Faxon pointed to a Dec. 23, 2013 letter obtained by the News to national Sigma Phi Epsilon Director of Risk Management Kathy Johnston describing the fraternity’s insurance policy with Liberty Surplus. In it, Copernicus Gaza — a lawyer for the insurance firm — stated that defendants are only insured if “they were both acting within the scope of their duties as fraternity members and in compliance with SigEp National’s risk management guidelines at the time of the accident.”

“To the extent any individual defendant was acting outside the scope of his duties as a fraternity member, or was acting not in compliance with SigEp National’s risk management guidelines, no coverage would be available,” Gaza wrote.

The national fraternity also lists its risk management guidelines online in a 20-page document stating that “the purchase and/or use of a bulk quantity of alcoholic beverages (i.e. kegs or case(s) or beer/wine) is prohibited.” At the time of the accident, Brendan Ross ’13 was transporting kegs in the U-Haul truck that struck Short and Barry.

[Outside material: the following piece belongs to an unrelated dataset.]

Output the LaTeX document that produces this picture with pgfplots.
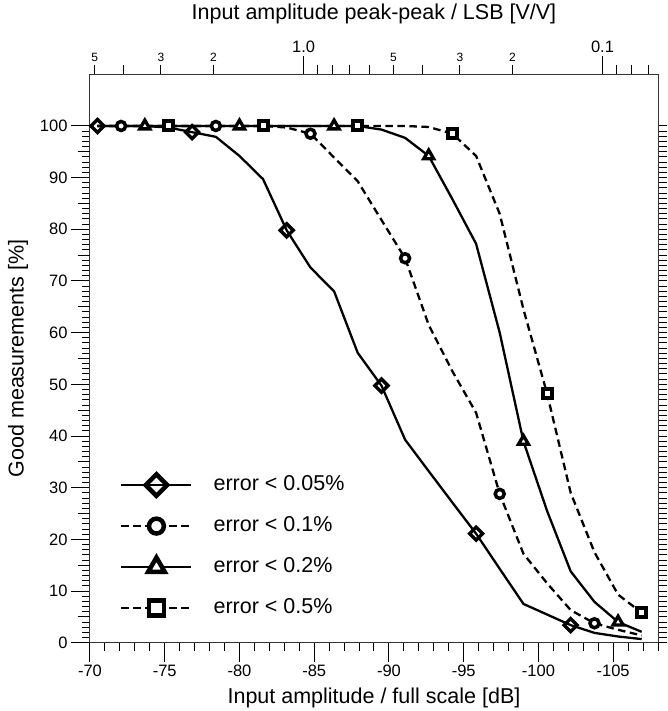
\documentclass[border=0pt]{standalone}
\usepackage{pgfplots}
\usepackage{pgfplotstable}
\pgfplotsset{compat=1.18}
\usepackage{fontspec}
\setmainfont{Liberation Sans}
\pgfplotsset{
  legend image code/.code={\draw[#1, mark repeat=2, mark phase=2] plot coordinates {(0pt,0pt) (35pt,0pt) (70pt,0pt)};},
}
\pgfplotstableread{
x d c t s
-70.50 100 100 100 100
-72.08 100 100 100 100
-73.67 100 100 100 100
-75.25 99.7 100 100 100
-76.83 98.8 100 100 100
-78.42 97.9 100 100 100
-80.00 94.2 100 100 100
-81.58 89.7 100 100 100
-83.16 79.8 99.7 100 100
-84.75 72.6 98.5 100 100
-86.33 68.0 93.9 100 100
-87.91 56.1 89.3 100 100
-89.50 49.75 81.8 99.3 100
-91.08 39.3 74.4 97.7 100
-92.66 33.2 61.5 94.2 99.8
-94.25 27.1 52.5 85.8 98.5
-95.83 21.1 44.5 77.2 94.2
-97.41 14.3 28.8 60.0 83.0
-99.00 7.5 17.2 38.95 64.5
-100.58 5.45 11.5 25.5 48.2
-102.16 3.4 6.3 13.8 29.0
-103.75 1.9 3.76 7.9 17.5
-105.33 1.2 2.5 4.0 9.3
-106.91 0.7 1.4 2.1 5.8
}\data
\begin{document}
\begin{tikzpicture}
\useasboundingbox (-90pt,-68.3pt) rectangle (577pt,642.7pt);
% top axis (log scale of amplitude, positioned in dB)
\begin{axis}[
  at={(0pt,0pt)}, anchor=south west,
  scale only axis, width=568pt, height=568.4pt,
  x dir=reverse, xmin=-108, xmax=-70, ymin=0, ymax=110,
  axis x line*=top, hide y axis,
  axis line style={line width=1pt, black!80},
  tick style={black, line width=1pt},
  tick align=outside,
  xtick={-84.288,-104.288},
  xticklabels={1.0,0.1},
  minor xtick={-72.247,-85.203,-86.226,-87.386,-88.725,-92.247,-105.203,-106.226,-107.386},
  extra x ticks={-70.309,-74.746,-78.267,-90.309,-94.746,-98.267},
  extra x tick labels={5,3,2,5,3,2},
  extra x tick style={major tick length=9pt, tick label style={font=\fontsize{12}{14}\selectfont}},
  major tick length=18pt, minor tick length=9pt,
  tick label style={font=\fontsize{16.5}{19}\selectfont},
  xlabel={Input amplitude peak-peak / LSB [V/V]},
  xlabel style={font=\fontsize{21.5}{25}\selectfont, at={(axis description cs:0.5,1.106)}, anchor=center},
]
\addplot[draw=none] coordinates {(-80,50)};
\end{axis}
% right ticks
\begin{axis}[
  at={(0pt,0pt)}, anchor=south west,
  scale only axis, width=568pt, height=568.4pt,
  x dir=reverse, xmin=-108, xmax=-70, ymin=0, ymax=110,
  axis y line*=right, hide x axis,
  axis line style={line width=1pt, black!80},
  tick style={black, line width=1pt},
  tick align=outside,
  ytick={0,1,...,100}, yticklabels={},
  major tick length=9pt,
]
\addplot[draw=none] coordinates {(-80,50)};
\end{axis}
% main axis
\begin{axis}[
  at={(0pt,0pt)}, anchor=south west,
  scale only axis, width=568pt, height=568.4pt,
  x dir=reverse, xmin=-108, xmax=-70, ymin=0, ymax=110,
  axis line style={line width=1pt, black!80},
  tick style={black, line width=1pt},
  tick align=outside,
  xtick pos=left, ytick pos=left,
  xtick={-70,-75,-80,-85,-90,-95,-100,-105},
  xticklabels={-70,-75,-80,-85,-90,-95,-100,-105},
  minor xtick={-108,-107,...,-70},
  ytick={0,10,...,100},
  yticklabels={0,10,20,30,40,50,60,70,80,90,100},
  minor ytick={0,1,...,100},
  extra y ticks={5,15,...,95},
  extra y tick labels={},
  extra y tick style={major tick length=12pt},
  major tick length=19pt, minor tick length=8pt,
  tick label style={font=\fontsize{16.5}{19}\selectfont},
  xlabel={Input amplitude / full scale [dB]},
  ylabel={Good measurements [\%]},
  label style={font=\fontsize{21.5}{25}\selectfont},
  xlabel style={at={(axis description cs:0.5,-0.0973)}, anchor=center},
  ylabel style={at={(axis description cs:-0.1268,0.5)}, anchor=center},
  legend style={draw=none, fill=none, inner sep=0pt, at={(axis description cs:0.053,0.297)}, anchor=north west,
    font=\fontsize{21.5}{25}\selectfont, row sep=19pt,
    nodes={inner sep=1pt, text height=15pt, text depth=5pt},
    /tikz/every odd column/.append style={column sep=20pt}},
  legend cell align=left,
  legend image post style={every mark/.append style={scale=1.65, line width=4.5pt}},
]
\addplot[black, line width=2.3pt, mark=square, mark repeat=4, mark phase=1, mark size=4.6pt,
  mark options={solid, fill=white, line width=3.4pt, rotate=45}] table[x=x, y=d] {\data};
\addlegendentry{error < 0.05\%}
\addplot[black, line width=2.3pt, dash pattern=on 7.5pt off 4.5pt, mark=*, mark repeat=4, mark phase=2, mark size=4.5pt,
  mark options={solid, fill=white, line width=3.5pt}] table[x=x, y=c] {\data};
\addlegendentry{error < 0.1\%}
\addplot[black, line width=2.3pt, mark=triangle*, mark repeat=4, mark phase=3, mark size=5.8pt,
  mark options={solid, fill=white, line width=3.3pt}] table[x=x, y=t] {\data};
\addlegendentry{error < 0.2\%}
\addplot[black, line width=2.3pt, dash pattern=on 7.5pt off 4.5pt, mark=square*, mark repeat=4, mark phase=4, mark size=4.5pt,
  mark options={solid, fill=white, line width=4pt}] table[x=x, y=s] {\data};
\addlegendentry{error < 0.5\%}
\end{axis}
\end{tikzpicture}
\end{document}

This fact, Faxon alleged, allowed the national fraternity to claim that it was not responsible for the local chapter and that its insurance would not cover damages stemming from the tailgate accident. As a result, Short and the Barry estate were left to sue the local chapter, their attorneys said. But the local chapter, in turn, can only be sued by way of its members because of a law defining it as a voluntary association, according to both Faxon and Edwards.

When asked about the above events, Warren said that the national organization has “already secured insurance coverage for many of the individuals” and that he believed it inappropriate to go into further detail. The Dec. 23 letter from Gaza further states that the coverage provided to the fraternity and its members is “excess” over “any of the other insurance” held by the members, including any form of homeowner’s or automobile insurance — meaning that the national fraternity’s insurance would only pay damages after the defendants’ insurance companies had already paid.

Thomas Cooper, an employee at Liberty International Underwriters to whom the 86 members were told to forward documents about any insurance policies held by them or their parents, declined to comment.

In the Dec. 23 letter, Johnston was instructed by Liberty Surplus to forward an affidavit to the 86 members acknowledging that they were named as defendants in the case because of their membership in the fraternity, and that the fraternity had sought liability insurance on their behalf. Furthermore, the members were asked to acknowledge that the insurance company sought information regarding their home insurance situations.

In addition to working to procure insurance for the 86, Liberty Surplus also retained a lawyer, Jeremy Platek, to represent the members in court. According to documents filed with the Connecticut Judicial Branch early last week, Platek — who could not be reached for comment — is currently representing 84 of the 86.

On Monday, Faxon said the vast majority of the 86 defendants hold pre-existing applicable insurance policies, either individually or through their parents.

Including the most recent lawsuits, Short and the Barry estate have collectively sued four times since the 2011 incident, naming Ross, the fraternity, all members of the local chapter at the time, the University, the city of New Haven and U-Haul as defendants.